One through the loophole
If the Government wants us to accept that covenants and the Reserve Management Act can protect high country environments, then the battle to save the Nevis Valley trout fishery is most inconvenient.
Just how two Crown pastoral leases ended up in the hands of a hydro electricity generator is not important. What matters, says Otago Fish and Game's Niall Watson, is that covenants proposed by DoC to protect this outstanding landscape are powerless to stop 200 ha of river flats being dammed and flooded.
The pastoral leases in question are Ben Nevis and Craigroy, southeast of Queenstown. Leaseholder Pioneer Generation has entered tenure review negotiations and preliminary proposals due to go out for public comment would give Pioneer freehold to 7891 ha while the Crown retains 11,118 ha of higher altitude land for conservation. The Crown would also pay Pioneer $3 million in three "equalisation" payments.
Pioneer, owned by the Central Lakes Trust, runs 12 small hydro schemes in central Otago and Southland.
Watson says gaining freehold title is a prelude to the company's bid for resource consent for a 40 megawatt hydro station. DoC has proposed conservation covenants to protect landscape values but revealed at a water conservation order hearing that the covenants would move aside in the event of hydro development.
He says the area likely to be lost under hydro lakes is the most important for trout fishing and historical values, including the old Nevis goldfield which has national heritage significance.
The brown trout fishery lures fly fishers from New Zealand and overseas for the clear waters, spectacular setting and the size of the fish. The valley's grade 5 gorges are popular with kayakers and the river has a distinct native fish species, Smeagol galaxias, which is nationally vulnerable.

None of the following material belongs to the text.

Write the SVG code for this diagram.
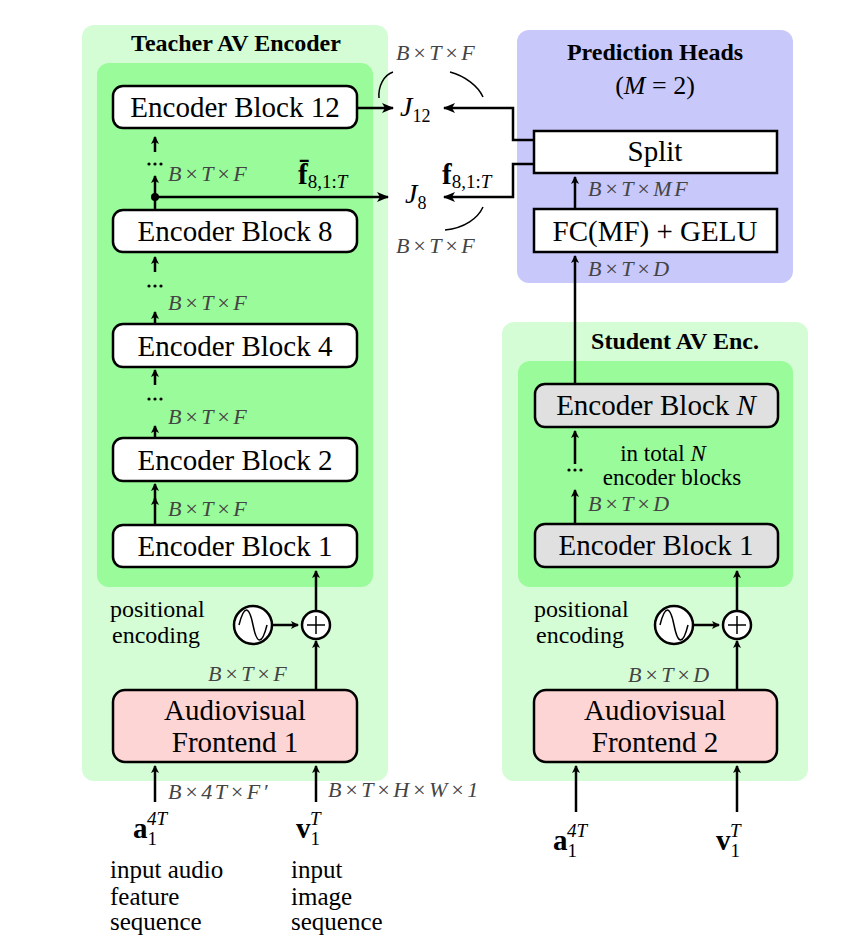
<svg xmlns="http://www.w3.org/2000/svg" width="846" height="943" viewBox="0 0 846 943">
<style>
.t{font-family:"Liberation Serif",serif;fill:#000}
.b{font-size:29px;text-anchor:middle}
.h{font-size:24px;font-weight:bold;text-anchor:middle}
.d{font-family:"Liberation Serif",serif;font-style:italic;font-size:22px;letter-spacing:2.5px;fill:#444}
.box{fill:#fff;stroke:#000;stroke-width:2.5}
.ln{stroke:#000;stroke-width:2.5;fill:none}
.arc{stroke:#000;stroke-width:1.5;fill:none}
.dot{fill:#000}
</style>
<defs><marker id="a" markerWidth="8" markerHeight="8" refX="7" refY="4" orient="auto" markerUnits="userSpaceOnUse"><path d="M0,0 L8,4 L0,8 L2,4 z" fill="#000"/></marker>
<marker id="a2" markerWidth="12" markerHeight="10" refX="11" refY="5" orient="auto" markerUnits="userSpaceOnUse"><path d="M0,0 L12,5 L0,10 L3,5 z" fill="#000"/></marker></defs>
<g id="teacher">
<rect x="82" y="25" width="306" height="756" rx="12" fill="#d5fdd5"/>
<rect x="97" y="63" width="276" height="524" rx="12" fill="#99fb99"/>
<text class="t h" x="236" y="51">Teacher AV Encoder</text>
</g>
<g id="heads">
<rect x="517" y="30" width="276" height="253" rx="12" fill="#c8c8fb"/>
<text class="t h" x="655" y="60">Prediction Heads</text>
<text class="t" x="655" y="94" font-size="26" text-anchor="middle">(<tspan font-style="italic">M</tspan> = 2)</text>
</g>
<g id="student">
<rect x="502" y="322" width="306" height="459" rx="12" fill="#d5fdd5"/>
<rect x="518" y="361" width="275" height="226" rx="12" fill="#99fb99"/>
<text class="t h" x="675" y="349">Student AV Enc.</text>
</g>
<g id="eb12"><rect class="box" x="113" y="86" width="244" height="42" rx="10"/><text class="t b" x="235" y="117">Encoder Block 12</text></g>
<g id="eb8"><rect class="box" x="113" y="210" width="244" height="42" rx="10"/><text class="t b" x="235" y="241">Encoder Block 8</text></g>
<g id="eb4"><rect class="box" x="113" y="324" width="244" height="43" rx="10"/><text class="t b" x="235" y="356">Encoder Block 4</text></g>
<g id="eb2"><rect class="box" x="113" y="438" width="244" height="43" rx="10"/><text class="t b" x="235" y="470">Encoder Block 2</text></g>
<g id="eb1"><rect class="box" x="113" y="525" width="244" height="42" rx="10"/><text class="t b" x="235" y="556">Encoder Block 1</text></g>
<g id="fe1"><rect x="113" y="690" width="244" height="72" rx="12" fill="#fdd5d5" stroke="#000" stroke-width="2.5"/><text class="t b" x="235" y="720">Audiovisual</text><text class="t b" x="235" y="752">Frontend 1</text></g>
<g id="split"><rect class="box" x="534" y="131" width="243" height="42" rx="0"/><text class="t b" x="655" y="161">Split</text></g>
<g id="fc"><rect class="box" x="534" y="209" width="243" height="43" rx="0"/><text class="t b" x="655" y="241">FC(MF) + GELU</text></g>
<g id="sebn"><rect x="535" y="384" width="243" height="43" rx="10" fill="#e0e0e0" stroke="#000" stroke-width="2.5"/><text class="t b" x="656" y="415">Encoder Block <tspan font-style="italic">N</tspan></text></g>
<g id="seb1"><rect x="535" y="524" width="243" height="43" rx="10" fill="#e0e0e0" stroke="#000" stroke-width="2.5"/><text class="t b" x="656" y="555">Encoder Block 1</text></g>
<g id="fe2"><rect x="534" y="690" width="243" height="72" rx="12" fill="#fdd5d5" stroke="#000" stroke-width="2.5"/><text class="t b" x="655" y="720">Audiovisual</text><text class="t b" x="655" y="752">Frontend 2</text></g>
<g id="pe1"><circle cx="253" cy="625" r="19" fill="#fff" stroke="#000" stroke-width="2.5"/><path class="arc" d="M239,625 C244,605 249,605 253,625 C257,645 262,645 267,625"/>
<circle cx="316" cy="625" r="14" fill="#fff" stroke="#000" stroke-width="2.5"/><path class="arc" d="M307,625 H325 M316,616 V634"/>
<text class="t" x="110" y="617" font-size="24">positional</text><text class="t" x="112" y="643" font-size="24">encoding</text></g>
<g id="pe2"><circle cx="674" cy="625" r="19" fill="#fff" stroke="#000" stroke-width="2.5"/><path class="arc" d="M660,625 C665,605 670,605 674,625 C678,645 683,645 688,625"/>
<circle cx="737" cy="625" r="14" fill="#fff" stroke="#000" stroke-width="2.5"/><path class="arc" d="M728,625 H746 M737,616 V634"/>
<text class="t" x="534" y="617" font-size="24">positional</text><text class="t" x="536" y="643" font-size="24">encoding</text></g>
<g id="j"><text class="t" x="400" y="116" font-size="28" font-style="italic">J<tspan font-size="18" font-style="normal" dy="6">12</tspan></text>
<text class="t" x="405" y="203" font-size="28" font-style="italic">J<tspan font-size="18" font-style="normal" dy="6">8</tspan></text></g>
<g id="connectors">
<path class="ln" d="M155,524 V498" marker-end="url(#a)"/>
<path class="ln" d="M155,437 V426" marker-end="url(#a)"/>
<path class="ln" d="M155,323 V312" marker-end="url(#a)"/>
<path class="ln" d="M155,209 V176" marker-end="url(#a)"/>
<path class="ln" d="M155,152 V137" marker-end="url(#a)"/>
<path class="ln" d="M155,272 V257" marker-end="url(#a)"/>
<path class="ln" d="M155,385 V370" marker-end="url(#a)"/>
<path class="ln" d="M155,500 V484" marker-end="url(#a)"/>
<circle cx="155" cy="197" r="4" fill="#000"/>
<path class="ln" d="M155,197 H388" marker-end="url(#a2)"/>
<path class="ln" d="M358,108 H393" marker-end="url(#a2)"/>
<path class="ln" d="M534,140 H513 V108 H444" marker-end="url(#a2)"/>
<path class="ln" d="M534,164 H513 V197 H444" marker-end="url(#a2)"/>
<path class="ln" d="M575,209 V177" marker-end="url(#a)"/>
<path class="ln" d="M575,384 V256" marker-end="url(#a)"/>
<path class="ln" d="M575,524 V490" marker-end="url(#a)"/>
<path class="ln" d="M575,464 V431" marker-end="url(#a)"/>
<path class="ln" d="M316,690 V641" marker-end="url(#a)"/>
<path class="ln" d="M316,611 V571" marker-end="url(#a)"/>
<path class="ln" d="M272,625 H298" marker-end="url(#a)"/>
<path class="ln" d="M737,690 V641" marker-end="url(#a)"/>
<path class="ln" d="M737,611 V571" marker-end="url(#a)"/>
<path class="ln" d="M693,625 H719" marker-end="url(#a)"/>
<path class="ln" d="M155,802 V766" marker-end="url(#a)"/>
<path class="ln" d="M316,802 V766" marker-end="url(#a)"/>
<path class="ln" d="M576,812 V766" marker-end="url(#a)"/>
<path class="ln" d="M737,812 V766" marker-end="url(#a)"/>
<path class="arc" d="M379,98 C378,86 384,75 393,72"/>
<path class="arc" d="M450,72 C465,76 478,86 483,97"/>
<path class="arc" d="M483,207 C478,218 465,228 445,230"/>
</g>
<g id="labels">
<g class="dot"><circle cx="149" cy="164" r="1.6"/><circle cx="155" cy="164" r="1.6"/><circle cx="161" cy="164" r="1.6"/>
<circle cx="149" cy="286" r="1.6"/><circle cx="155" cy="286" r="1.6"/><circle cx="161" cy="286" r="1.6"/>
<circle cx="149" cy="399" r="1.6"/><circle cx="155" cy="399" r="1.6"/><circle cx="161" cy="399" r="1.6"/>
<circle cx="569" cy="470" r="1.6"/><circle cx="575" cy="470" r="1.6"/><circle cx="581" cy="470" r="1.6"/></g>
<text class="d" x="168" y="181">B×T×F</text>
<text class="d" x="168" y="310">B×T×F</text>
<text class="d" x="168" y="424">B×T×F</text>
<text class="d" x="168" y="516">B×T×F</text>
<text class="d" x="208" y="681">B×T×F</text>
<text class="d" x="168" y="799">B×4T×F′</text>
<text class="d" x="328" y="797">B×T×H×W×1</text>
<text class="d" x="396" y="60">B×T×F</text>
<text class="d" x="396" y="253">B×T×F</text>
<text class="d" x="588" y="196">B×T×MF</text>
<text class="d" x="588" y="276">B×T×D</text>
<text class="d" x="588" y="511">B×T×D</text>
<text class="d" x="628" y="682">B×T×D</text>
<text class="t" x="298" y="184" font-size="29" font-weight="bold">f̄<tspan font-size="19" font-weight="normal" dy="4">8,1:<tspan font-style="italic">T</tspan></tspan></text>
<text class="t" x="442" y="184" font-size="29" font-weight="bold">f<tspan font-size="19" font-weight="normal" dy="4">8,1:<tspan font-style="italic">T</tspan></tspan></text>
<text class="t" x="663" y="461" font-size="23" text-anchor="middle">in total <tspan font-style="italic">N</tspan></text>
<text class="t" x="672" y="485" font-size="23" text-anchor="middle">encoder blocks</text>
<text class="t" x="133" y="838" font-size="29" font-weight="bold">a<tspan font-size="19" font-weight="normal" dy="7">1</tspan><tspan font-size="19" font-weight="normal" font-style="italic" dx="-10" dy="-20">4T</tspan></text>
<text class="t" x="296" y="838" font-size="29" font-weight="bold">v<tspan font-size="19" font-weight="normal" dy="7">1</tspan><tspan font-size="19" font-weight="normal" font-style="italic" dx="-10" dy="-20">T</tspan></text>
<text class="t" x="553" y="850" font-size="29" font-weight="bold">a<tspan font-size="19" font-weight="normal" dy="7">1</tspan><tspan font-size="19" font-weight="normal" font-style="italic" dx="-10" dy="-20">4T</tspan></text>
<text class="t" x="716" y="850" font-size="29" font-weight="bold">v<tspan font-size="19" font-weight="normal" dy="7">1</tspan><tspan font-size="19" font-weight="normal" font-style="italic" dx="-10" dy="-20">T</tspan></text>
<text class="t" x="110" y="878" font-size="25">input audio</text>
<text class="t" x="110" y="905" font-size="25">feature</text>
<text class="t" x="110" y="930" font-size="25">sequence</text>
<text class="t" x="291" y="878" font-size="25">input</text>
<text class="t" x="291" y="905" font-size="25">image</text>
<text class="t" x="291" y="930" font-size="25">sequence</text>
</g>
</svg>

In a letter explaining DoC's position, DoC Otago conservator Jeff Connell says the tenure review proposals protect a substantial area which is high in biodiversity values, add to a future conservation parks network, secure public recreation opportunities and protect historic heritage.
The letter says DoC believes it should honour an agreement with Pioneer's predecessor, Central Electric, in which the company supported a conservation order on the Kawarau River (which the Nevis flows into) in return for DoC allowing an exception for the Nevis hydro proposal.